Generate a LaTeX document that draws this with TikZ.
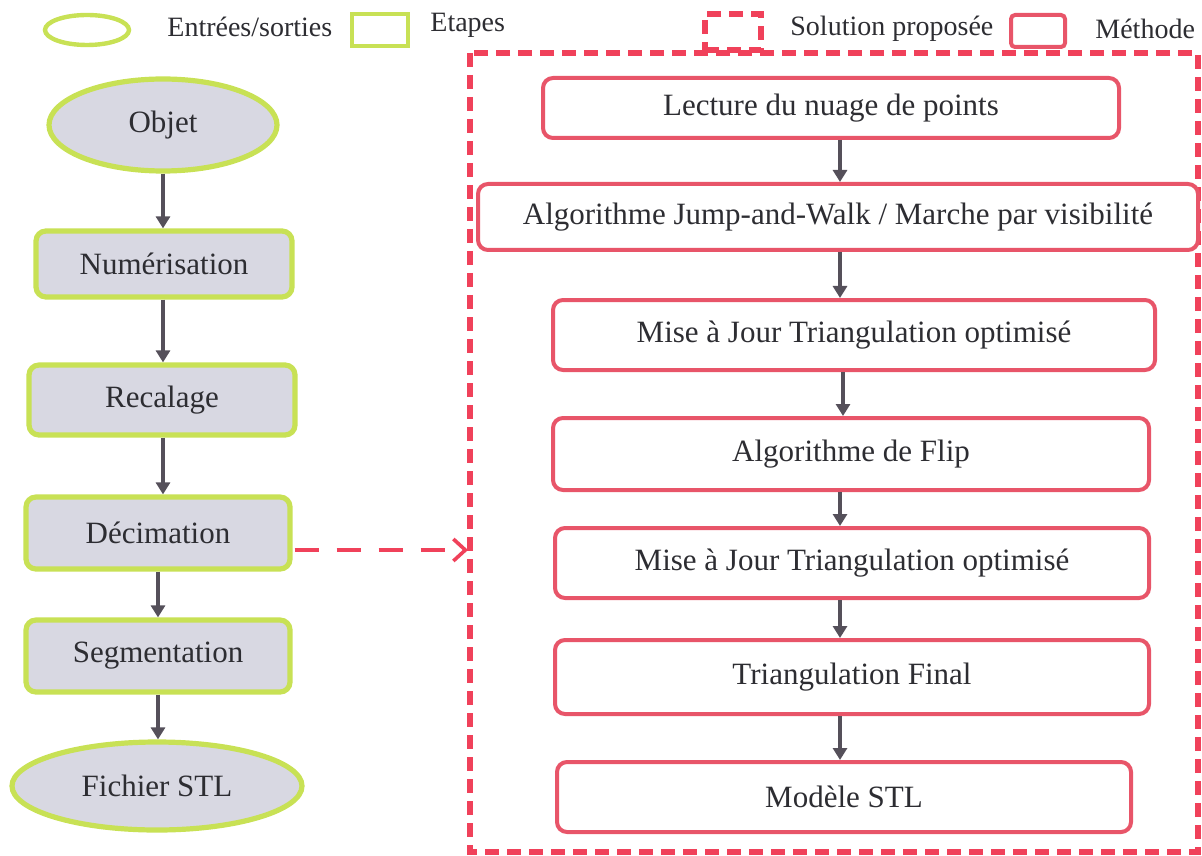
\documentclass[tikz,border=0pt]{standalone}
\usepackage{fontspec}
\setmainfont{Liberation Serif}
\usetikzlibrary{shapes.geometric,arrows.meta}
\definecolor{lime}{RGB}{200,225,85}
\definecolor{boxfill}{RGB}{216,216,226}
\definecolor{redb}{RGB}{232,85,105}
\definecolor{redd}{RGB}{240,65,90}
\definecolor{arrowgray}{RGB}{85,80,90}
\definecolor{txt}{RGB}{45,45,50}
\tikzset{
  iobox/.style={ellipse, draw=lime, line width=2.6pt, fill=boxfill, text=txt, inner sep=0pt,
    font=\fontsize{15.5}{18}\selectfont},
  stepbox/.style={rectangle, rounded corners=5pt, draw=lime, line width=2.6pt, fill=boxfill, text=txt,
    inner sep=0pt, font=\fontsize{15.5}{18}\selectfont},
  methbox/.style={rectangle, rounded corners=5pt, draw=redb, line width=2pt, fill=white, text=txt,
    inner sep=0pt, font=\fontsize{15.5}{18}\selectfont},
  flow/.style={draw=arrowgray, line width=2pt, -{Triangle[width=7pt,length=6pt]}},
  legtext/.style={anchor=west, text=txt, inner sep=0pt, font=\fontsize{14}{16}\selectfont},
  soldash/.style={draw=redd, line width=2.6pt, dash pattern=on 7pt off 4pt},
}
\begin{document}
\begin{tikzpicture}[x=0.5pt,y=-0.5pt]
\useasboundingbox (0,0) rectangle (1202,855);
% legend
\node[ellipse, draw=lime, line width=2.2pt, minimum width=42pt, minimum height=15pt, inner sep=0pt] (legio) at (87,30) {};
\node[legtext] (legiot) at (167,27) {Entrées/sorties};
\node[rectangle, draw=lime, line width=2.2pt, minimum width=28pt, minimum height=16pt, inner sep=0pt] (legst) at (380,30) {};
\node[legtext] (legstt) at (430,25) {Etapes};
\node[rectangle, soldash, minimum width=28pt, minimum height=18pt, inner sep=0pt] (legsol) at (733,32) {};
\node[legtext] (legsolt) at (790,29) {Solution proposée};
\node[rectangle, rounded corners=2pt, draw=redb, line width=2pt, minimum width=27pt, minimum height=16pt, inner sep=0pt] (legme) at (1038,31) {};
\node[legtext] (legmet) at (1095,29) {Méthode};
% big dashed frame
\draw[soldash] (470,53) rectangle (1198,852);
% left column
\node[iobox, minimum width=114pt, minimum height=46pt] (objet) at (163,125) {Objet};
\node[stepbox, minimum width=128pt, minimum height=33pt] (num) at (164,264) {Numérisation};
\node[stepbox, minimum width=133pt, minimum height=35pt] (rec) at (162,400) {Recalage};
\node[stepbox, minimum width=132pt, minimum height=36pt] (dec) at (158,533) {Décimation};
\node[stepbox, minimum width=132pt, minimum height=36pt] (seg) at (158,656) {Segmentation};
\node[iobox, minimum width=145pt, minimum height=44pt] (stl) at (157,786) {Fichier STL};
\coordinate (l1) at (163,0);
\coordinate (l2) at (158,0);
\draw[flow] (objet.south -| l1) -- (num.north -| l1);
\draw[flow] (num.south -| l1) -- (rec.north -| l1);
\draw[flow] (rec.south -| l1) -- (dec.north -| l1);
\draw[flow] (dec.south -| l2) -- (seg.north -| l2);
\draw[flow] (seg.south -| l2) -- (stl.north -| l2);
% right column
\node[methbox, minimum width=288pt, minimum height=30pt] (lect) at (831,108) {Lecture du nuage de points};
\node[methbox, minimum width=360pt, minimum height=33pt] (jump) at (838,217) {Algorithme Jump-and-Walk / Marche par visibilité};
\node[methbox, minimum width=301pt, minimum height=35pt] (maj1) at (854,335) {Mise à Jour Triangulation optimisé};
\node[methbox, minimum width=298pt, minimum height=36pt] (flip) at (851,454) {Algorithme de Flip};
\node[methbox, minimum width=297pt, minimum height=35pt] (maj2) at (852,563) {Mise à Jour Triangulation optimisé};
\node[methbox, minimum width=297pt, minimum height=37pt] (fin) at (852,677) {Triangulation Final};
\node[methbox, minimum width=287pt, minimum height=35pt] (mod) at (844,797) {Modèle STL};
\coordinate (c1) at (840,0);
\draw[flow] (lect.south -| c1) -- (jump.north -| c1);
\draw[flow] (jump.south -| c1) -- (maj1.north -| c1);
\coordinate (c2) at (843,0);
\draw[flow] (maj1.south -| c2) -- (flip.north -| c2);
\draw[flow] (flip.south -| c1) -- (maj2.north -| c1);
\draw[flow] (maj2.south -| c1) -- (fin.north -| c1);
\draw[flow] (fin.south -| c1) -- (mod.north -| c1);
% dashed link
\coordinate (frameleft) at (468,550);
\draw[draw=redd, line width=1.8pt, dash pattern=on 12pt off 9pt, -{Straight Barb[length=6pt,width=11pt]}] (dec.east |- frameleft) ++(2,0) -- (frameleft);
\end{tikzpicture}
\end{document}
● ● ● ● ●
Task brief: Quote every line word for word and keep the images out of the copy.

The answer:
Generate a LaTeX document that draws this with TikZ.
\documentclass[tikz,border=0pt]{standalone}
\usepackage{fontspec}
\setmainfont{Liberation Serif}
\usetikzlibrary{shapes.geometric,arrows.meta}
\definecolor{lime}{RGB}{200,225,85}
\definecolor{boxfill}{RGB}{216,216,226}
\definecolor{redb}{RGB}{232,85,105}
\definecolor{redd}{RGB}{240,65,90}
\definecolor{arrowgray}{RGB}{85,80,90}
\definecolor{txt}{RGB}{45,45,50}
\tikzset{
  iobox/.style={ellipse, draw=lime, line width=2.6pt, fill=boxfill, text=txt, inner sep=0pt,
    font=\fontsize{15.5}{18}\selectfont},
  stepbox/.style={rectangle, rounded corners=5pt, draw=lime, line width=2.6pt, fill=boxfill, text=txt,
    inner sep=0pt, font=\fontsize{15.5}{18}\selectfont},
  methbox/.style={rectangle, rounded corners=5pt, draw=redb, line width=2pt, fill=white, text=txt,
    inner sep=0pt, font=\fontsize{15.5}{18}\selectfont},
  flow/.style={draw=arrowgray, line width=2pt, -{Triangle[width=7pt,length=6pt]}},
  legtext/.style={anchor=west, text=txt, inner sep=0pt, font=\fontsize{14}{16}\selectfont},
  soldash/.style={draw=redd, line width=2.6pt, dash pattern=on 7pt off 4pt},
}
\begin{document}
\begin{tikzpicture}[x=0.5pt,y=-0.5pt]
\useasboundingbox (0,0) rectangle (1202,855);
% legend
\node[ellipse, draw=lime, line width=2.2pt, minimum width=42pt, minimum height=15pt, inner sep=0pt] (legio) at (87,30) {};
\node[legtext] (legiot) at (167,27) {Entrées/sorties};
\node[rectangle, draw=lime, line width=2.2pt, minimum width=28pt, minimum height=16pt, inner sep=0pt] (legst) at (380,30) {};
\node[legtext] (legstt) at (430,25) {Etapes};
\node[rectangle, soldash, minimum width=28pt, minimum height=18pt, inner sep=0pt] (legsol) at (733,32) {};
\node[legtext] (legsolt) at (790,29) {Solution proposée};
\node[rectangle, rounded corners=2pt, draw=redb, line width=2pt, minimum width=27pt, minimum height=16pt, inner sep=0pt] (legme) at (1038,31) {};
\node[legtext] (legmet) at (1095,29) {Méthode};
% big dashed frame
\draw[soldash] (470,53) rectangle (1198,852);
% left column
\node[iobox, minimum width=114pt, minimum height=46pt] (objet) at (163,125) {Objet};
\node[stepbox, minimum width=128pt, minimum height=33pt] (num) at (164,264) {Numérisation};
\node[stepbox, minimum width=133pt, minimum height=35pt] (rec) at (162,400) {Recalage};
\node[stepbox, minimum width=132pt, minimum height=36pt] (dec) at (158,533) {Décimation};
\node[stepbox, minimum width=132pt, minimum height=36pt] (seg) at (158,656) {Segmentation};
\node[iobox, minimum width=145pt, minimum height=44pt] (stl) at (157,786) {Fichier STL};
\coordinate (l1) at (163,0);
\coordinate (l2) at (158,0);
\draw[flow] (objet.south -| l1) -- (num.north -| l1);
\draw[flow] (num.south -| l1) -- (rec.north -| l1);
\draw[flow] (rec.south -| l1) -- (dec.north -| l1);
\draw[flow] (dec.south -| l2) -- (seg.north -| l2);
\draw[flow] (seg.south -| l2) -- (stl.north -| l2);
% right column
\node[methbox, minimum width=288pt, minimum height=30pt] (lect) at (831,108) {Lecture du nuage de points};
\node[methbox, minimum width=360pt, minimum height=33pt] (jump) at (838,217) {Algorithme Jump-and-Walk / Marche par visibilité};
\node[methbox, minimum width=301pt, minimum height=35pt] (maj1) at (854,335) {Mise à Jour Triangulation optimisé};
\node[methbox, minimum width=298pt, minimum height=36pt] (flip) at (851,454) {Algorithme de Flip};
\node[methbox, minimum width=297pt, minimum height=35pt] (maj2) at (852,563) {Mise à Jour Triangulation optimisé};
\node[methbox, minimum width=297pt, minimum height=37pt] (fin) at (852,677) {Triangulation Final};
\node[methbox, minimum width=287pt, minimum height=35pt] (mod) at (844,797) {Modèle STL};
\coordinate (c1) at (840,0);
\draw[flow] (lect.south -| c1) -- (jump.north -| c1);
\draw[flow] (jump.south -| c1) -- (maj1.north -| c1);
\coordinate (c2) at (843,0);
\draw[flow] (maj1.south -| c2) -- (flip.north -| c2);
\draw[flow] (flip.south -| c1) -- (maj2.north -| c1);
\draw[flow] (maj2.south -| c1) -- (fin.north -| c1);
\draw[flow] (fin.south -| c1) -- (mod.north -| c1);
% dashed link
\coordinate (frameleft) at (468,550);
\draw[draw=redd, line width=1.8pt, dash pattern=on 12pt off 9pt, -{Straight Barb[length=6pt,width=11pt]}] (dec.east |- frameleft) ++(2,0) -- (frameleft);
\end{tikzpicture}
\end{document}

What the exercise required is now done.